◆ EXERCISE BRIEF:
Omit every picture, and retype the lines that run from the beginning of the data below through the line containing "y_scale = alt.Scale(domain=y_domain, zero=False, nice=False)", inclusive.

◆ INFORMATION PROVIDED:

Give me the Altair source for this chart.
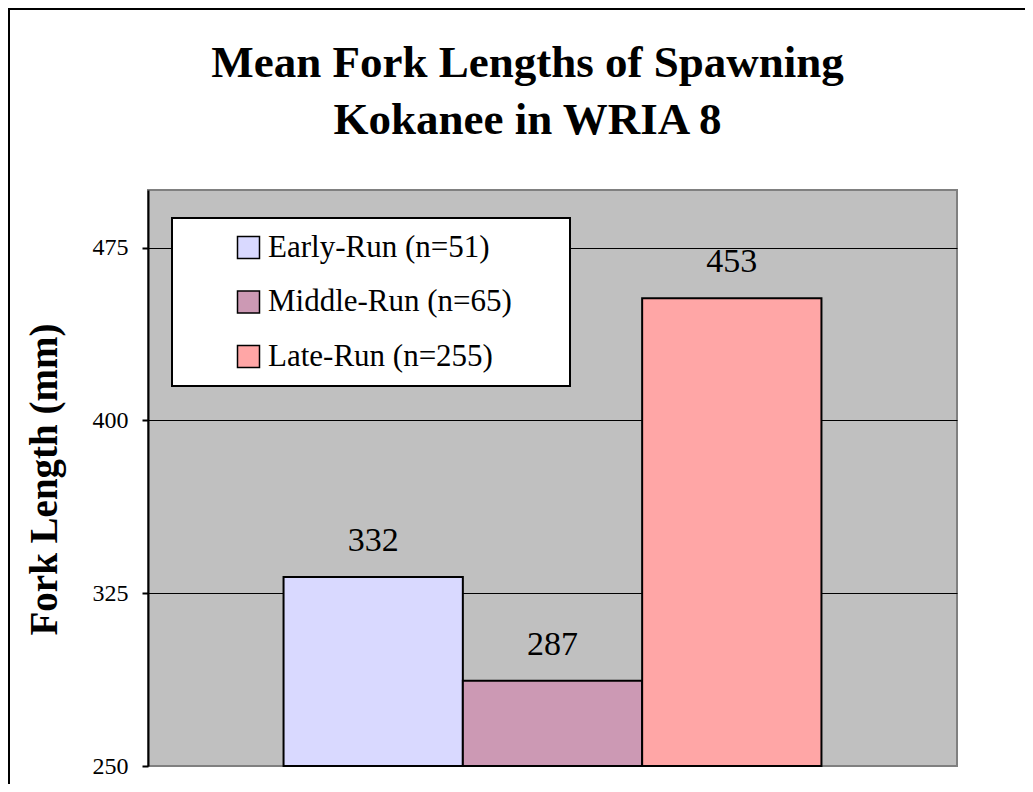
import altair as alt
import pandas as pd

# ---- data ----
categories = ["Early-Run (n=51)", "Middle-Run (n=65)", "Late-Run (n=255)"]
values = [332, 287, 453]
colors = ["#D9D9FF", "#CC99B4", "#FFA6A6"]
y_ticks = [250, 325, 400, 475]
y_domain = [250, 500]
baseline_value = 250
title_lines = ["Mean Fork Lengths of Spawning", "Kokanee in WRIA 8"]
y_title = "Fork Length (mm)"

df = pd.DataFrame({"run": categories, "length": values,
                   "base": [baseline_value] * len(values)})

FONT = "Liberation Serif"

x_enc = alt.X("run:N", sort=categories, axis=None,
              scale=alt.Scale(paddingInner=0, paddingOuter=0.756))
y_scale = alt.Scale(domain=y_domain, zero=False, nice=False)

legend = alt.Legend(
    title="\u00a0", titleOrient="right", titleFontSize=12, titlePadding=44,
    orient="none", legendX=24, legendY=28, direction="vertical",
    symbolType="square", symbolSize=484, symbolStrokeColor="black",
    symbolStrokeWidth=1.5, labelFont=FONT, labelFontSize=31, labelColor="black",
    labelLimit=1000, fillColor="white", strokeColor="black", padding=14,
    rowPadding=22.5, symbolOffset=47, labelOffset=4,
)

y_axis = alt.Axis(
    values=y_ticks, title=y_title, titleFont=FONT, titleFontSize=39,
    titleFontWeight="bold", titleColor="black", titleAngle=270,
    titleX=-92, titleY=289, titleAlign="center", titleBaseline="alphabetic",
    labelFont=FONT, labelFontSize=24, labelColor="black", labelPadding=14,
    tickSize=6, tickWidth=2, tickColor="black", domainColor="black",
    domainWidth=2, grid=True,
    gridColor=alt.condition("datum.value == 250", alt.value("#808080"), alt.value("black")),
    gridWidth=1, gridOpacity=1,
)

bars = alt.Chart(df).mark_bar(stroke="black", strokeWidth=2).encode(
    x=x_enc,
    y=alt.Y("length:Q", scale=y_scale, axis=y_axis),
    y2="base:Q",
    fill=alt.Fill("run:N", sort=categories,
                  scale=alt.Scale(domain=categories, range=colors), legend=legend),
)

labels = alt.Chart(df).mark_text(
    font=FONT, fontSize=34, baseline="alphabetic", dy=-26, color="black"
).encode(
    x=x_enc,
    y=alt.Y("length:Q", scale=y_scale),
    text="length:Q",
)

frame_df = pd.DataFrame({"k": [0]})
frame_left = alt.Chart(frame_df).mark_rule(color="black", strokeWidth=2).encode(
    x=alt.value(-139), y=alt.value(-182), y2=alt.value(594))
frame_top = alt.Chart(frame_df).mark_rule(color="black", strokeWidth=2).encode(
    x=alt.value(-140), x2=alt.value(877), y=alt.value(-181))

chart = alt.layer(bars, labels, frame_left, frame_top).properties(
    width=809, height=576,
    background="white",
    autosize=alt.AutoSizeParams(type="none"),
    padding={"left": 140, "top": 182, "right": 68, "bottom": 18},
    title=alt.TitleParams(
        text=title_lines, font=FONT, fontSize=45, fontWeight="bold",
        color="black", anchor="middle", dx=-25, lineHeight=56.5,
        baseline="alphabetic", offset=-171.5,
    ),
).configure_view(
    fill="#C0C0C0", stroke="#808080", strokeWidth=2
).configure_legend(
    strokeWidth=2
)

chart.save("out.html", embed_options={"renderer": "svg", "actions": False})
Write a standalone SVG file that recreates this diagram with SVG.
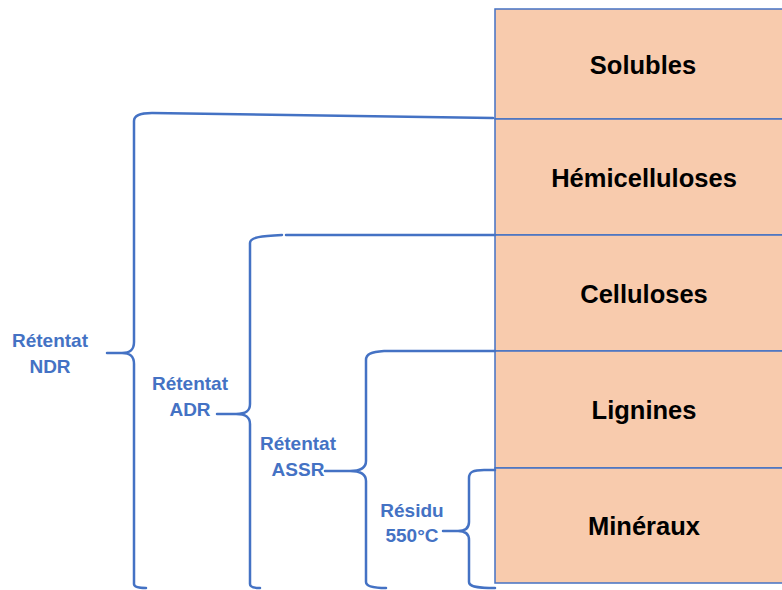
<svg xmlns="http://www.w3.org/2000/svg" width="782" height="590" viewBox="0 0 782 590">
<style>
.box{fill:#F8CBAD;stroke:#4472C4;stroke-width:1.5}
.bt{font-family:"Liberation Sans",Arial,sans-serif;font-weight:bold;font-size:25.5px;fill:#000;text-anchor:middle}
.lt{font-family:"Liberation Sans",Arial,sans-serif;font-weight:bold;font-size:19px;fill:#4472C4;text-anchor:middle}
.br{fill:none;stroke:#4472C4;stroke-width:2.5;stroke-linecap:round;stroke-linejoin:round}
</style>
<rect width="782" height="590" fill="#fff"/>
<g id="solubles"><rect class="box" x="495" y="9" width="300" height="110"/><text class="bt" x="643" y="74">Solubles</text></g>
<g id="hemicelluloses"><rect class="box" x="495" y="119" width="300" height="116"/><text class="bt" x="644" y="187">Hémicelluloses</text></g>
<g id="celluloses"><rect class="box" x="495" y="235" width="300" height="116"/><text class="bt" x="644" y="303">Celluloses</text></g>
<g id="lignines"><rect class="box" x="495" y="351" width="300" height="117"/><text class="bt" x="644" y="419">Lignines</text></g>
<g id="mineraux"><rect class="box" x="495" y="468" width="300" height="115"/><text class="bt" x="644" y="535">Minéraux</text></g>
<g id="connectors">
<path class="br" d="M493 118 L152 113 C140 113 134 115 134 121 L134 342 C134 350 130 353 122 353 L107 353 M122 353 C130 353 134 356 134 364 L134 584 C134 587 138 588 146 588"/>
<path class="br" d="M495 235 L286 235 M282 235 C262 236 250 237 250 243 L250 404 C250 411 246 414 236 414 L217 414 M236 414 C246 414 250 417 250 424 L250 584 C250 587 253 588 260 588"/>
<path class="br" d="M495 351 L384 351 C371 352 366 354 366 360 L366 461 C366 468 361 471 350 471 L325 471 M350 471 C361 471 366 474 366 481 L366 582 C366 586 372 588 386 588"/>
<path class="br" d="M495 470 L484 470 C473 470 469 472 469 478 L469 522 C469 528 466 531 458 531 L443 531 M458 531 C466 531 469 534 469 540 L469 582 C469 586 474 588 495 588"/>
</g>
<g id="labels">
<text class="lt" x="50" y="347">Rétentat</text><text class="lt" x="50" y="373">NDR</text>
<text class="lt" x="190" y="390">Rétentat</text><text class="lt" x="190" y="416">ADR</text>
<text class="lt" x="298" y="450">Rétentat</text><text class="lt" x="298" y="476">ASSR</text>
<text class="lt" x="412" y="517">Résidu</text><text class="lt" x="412" y="542">550°C</text>
</g>
</svg>
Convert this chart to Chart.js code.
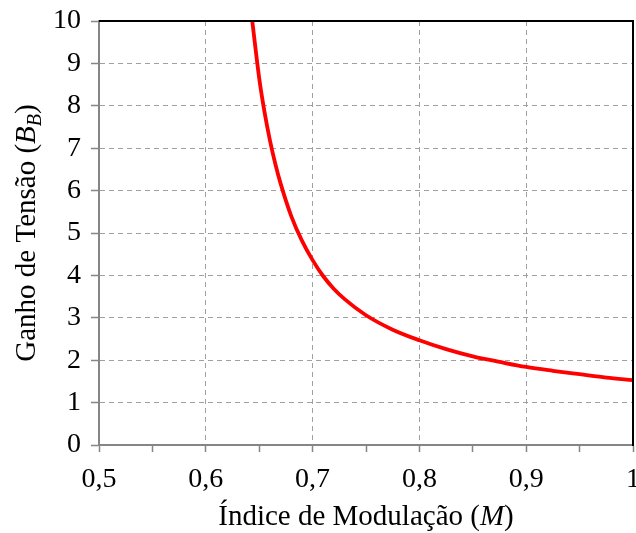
<!DOCTYPE html>
<html>
<head>
<meta charset="utf-8">
<script src="https://cdn.jsdelivr.net/npm/chart.js@4/dist/chart.umd.min.js"></script>
<style>
  html, body { margin: 0; padding: 0; background: #ffffff; }
  #wrap { width: 636px; height: 533px; }
</style>
</head>
<body>
<div id="wrap"><canvas id="c" width="636" height="533"></canvas></div>
<script>
// Voltage gain B_B as a function of the modulation index M
const modulationIndex = [0.6435, 0.65, 0.655, 0.66, 0.665, 0.67, 0.68, 0.69, 0.70, 0.71, 0.72, 0.73, 0.75, 0.775, 0.80, 0.825, 0.85, 0.875, 0.90, 0.925, 0.95, 0.975, 1.0];
const voltageGain     = [10, 8.65, 7.85, 7.19, 6.64, 6.17, 5.40, 4.82, 4.36, 3.98, 3.68, 3.44, 3.06, 2.72, 2.47, 2.26, 2.09, 1.96, 1.84, 1.75, 1.67, 1.59, 1.53];

// Axis ranges and labelled ticks
const xRange = [0.5, 1.0];
const xMajorTicks = [0.5, 0.6, 0.7, 0.8, 0.9, 1.0];
const xTickLabels = ['0,5', '0,6', '0,7', '0,8', '0,9', '1'];
const yRange = [0, 10];

// Axis titles as formatted runs (italic symbols, subscript)
const xTitleRuns = [
  { text: 'Índice de Modulação (' },
  { text: 'M', italic: true },
  { text: ')' }
];
const yTitleRuns = [
  { text: 'Ganho de Tensão (' },
  { text: 'B', italic: true },
  { text: 'B', italic: true, sub: true },
  { text: ')' }
];

const FONT = '"Liberation Serif", "Times New Roman", serif';
const TICK_SIZE = 28;
const TITLE_SIZE = 29;
const GRID_GREY = '#a0a0a0';
const AXIS_GREY = '#858585';

const points = modulationIndex.map((m, i) => ({ x: m, y: voltageGain[i] }));

function majorIndex(v) {
  return xMajorTicks.findIndex(t => Math.abs(t - v) < 1e-6);
}

function runFont(run, size) {
  const s = run.sub ? Math.round(size * 0.68) : size;
  return (run.italic ? 'italic ' : '') + s + 'px ' + FONT;
}

function drawRuns(ctx, runs, cx, baseline, size) {
  let total = 0;
  runs.forEach(r => { ctx.font = runFont(r, size); total += ctx.measureText(r.text).width; });
  let x = cx - total / 2;
  runs.forEach(r => {
    ctx.font = runFont(r, size);
    ctx.fillText(r.text, x, baseline + (r.sub ? size * 0.22 : 0));
    x += ctx.measureText(r.text).width;
  });
}

// Black frame on top/right and the rich-text axis titles
const framePlugin = {
  id: 'frameAndTitles',
  afterDatasetsDraw(chart) {
    const { ctx, chartArea: a } = chart;
    ctx.save();
    ctx.strokeStyle = '#000000';
    ctx.lineWidth = 2;
    ctx.beginPath();
    ctx.moveTo(a.left, a.top);
    ctx.lineTo(a.right, a.top);
    ctx.lineTo(a.right, a.bottom + 1);
    ctx.stroke();
    ctx.restore();
  },
  afterDraw(chart) {
    const { ctx, chartArea: a } = chart;
    ctx.save();
    ctx.fillStyle = '#000000';
    ctx.textBaseline = 'alphabetic';
    ctx.textAlign = 'left';
    drawRuns(ctx, xTitleRuns, (a.left + a.right) / 2, 525, TITLE_SIZE);
    ctx.translate(35, (a.top + a.bottom) / 2);
    ctx.rotate(-Math.PI / 2);
    drawRuns(ctx, yTitleRuns, 0, 0, TITLE_SIZE);
    ctx.restore();
  }
};

new Chart(document.getElementById('c'), {
  type: 'line',
  data: {
    datasets: [{
      data: points,
      borderColor: '#ff0000',
      borderWidth: 3.8,
      pointRadius: 0,
      fill: false,
      cubicInterpolationMode: 'monotone'
    }]
  },
  options: {
    responsive: false,
    devicePixelRatio: 1,
    animation: false,
    layout: { padding: { top: 21, right: 3, left: 0, bottom: 0 } },
    plugins: { legend: { display: false }, tooltip: { enabled: false }, title: { display: false } },
    scales: {
      x: {
        type: 'linear',
        min: xRange[0],
        max: xRange[1],
        afterFit(scale) {
          scale.height = 88;
          scale.paddingLeft = 0;
          scale.paddingRight = 0;
        },
        afterBuildTicks(scale) {
          const t = [];
          for (let i = 0; i <= 10; i++) t.push({ value: +(xRange[0] + i * 0.05).toFixed(2) });
          scale.ticks = t;
        },
        ticks: {
          autoSkip: false,
          maxRotation: 0,
          color: '#000000',
          padding: 11,
          font: { family: FONT, size: TICK_SIZE },
          callback(value) {
            const i = majorIndex(value);
            return i >= 0 ? xTickLabels[i] : '';
          }
        },
        grid: {
          drawOnChartArea: true,
          tickLength: 7,
          tickWidth: 1.5,
          tickColor: AXIS_GREY,
          lineWidth: 1,
          color(ctx) {
            const v = ctx.tick ? ctx.tick.value : null;
            if (v === null) return 'rgba(0,0,0,0)';
            const i = majorIndex(v);
            return (i > 0 && i < xMajorTicks.length - 1) ? GRID_GREY : 'rgba(0,0,0,0)';
          }
        },
        border: { display: true, color: AXIS_GREY, width: 2, dash: [5, 4] }
      },
      y: {
        type: 'linear',
        min: yRange[0],
        max: yRange[1],
        afterFit(scale) {
          scale.width = 99;
          scale.paddingTop = 0;
          scale.paddingBottom = 0;
        },
        ticks: {
          stepSize: 1,
          color: '#000000',
          padding: 10,
          font: { family: FONT, size: TICK_SIZE }
        },
        grid: {
          tickLength: 8,
          tickWidth: 1.5,
          tickColor: AXIS_GREY,
          lineWidth: 1,
          color(ctx) {
            const v = ctx.tick ? ctx.tick.value : null;
            return (v !== null && v > yRange[0] && v < yRange[1]) ? GRID_GREY : 'rgba(0,0,0,0)';
          }
        },
        border: { display: true, color: AXIS_GREY, width: 2, dash: [5, 4] }
      }
    }
  },
  plugins: [framePlugin]
});
</script>
</body>
</html>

◆ FULL RESPONSE:
Give me the Altair source for this chart.
import altair as alt
import pandas as pd

# ---- data ----
categories = ["Early-Run (n=51)", "Middle-Run (n=65)", "Late-Run (n=255)"]
values = [332, 287, 453]
colors = ["#D9D9FF", "#CC99B4", "#FFA6A6"]
y_ticks = [250, 325, 400, 475]
y_domain = [250, 500]
baseline_value = 250
title_lines = ["Mean Fork Lengths of Spawning", "Kokanee in WRIA 8"]
y_title = "Fork Length (mm)"

df = pd.DataFrame({"run": categories, "length": values,
                   "base": [baseline_value] * len(values)})

FONT = "Liberation Serif"

x_enc = alt.X("run:N", sort=categories, axis=None,
              scale=alt.Scale(paddingInner=0, paddingOuter=0.756))
y_scale = alt.Scale(domain=y_domain, zero=False, nice=False)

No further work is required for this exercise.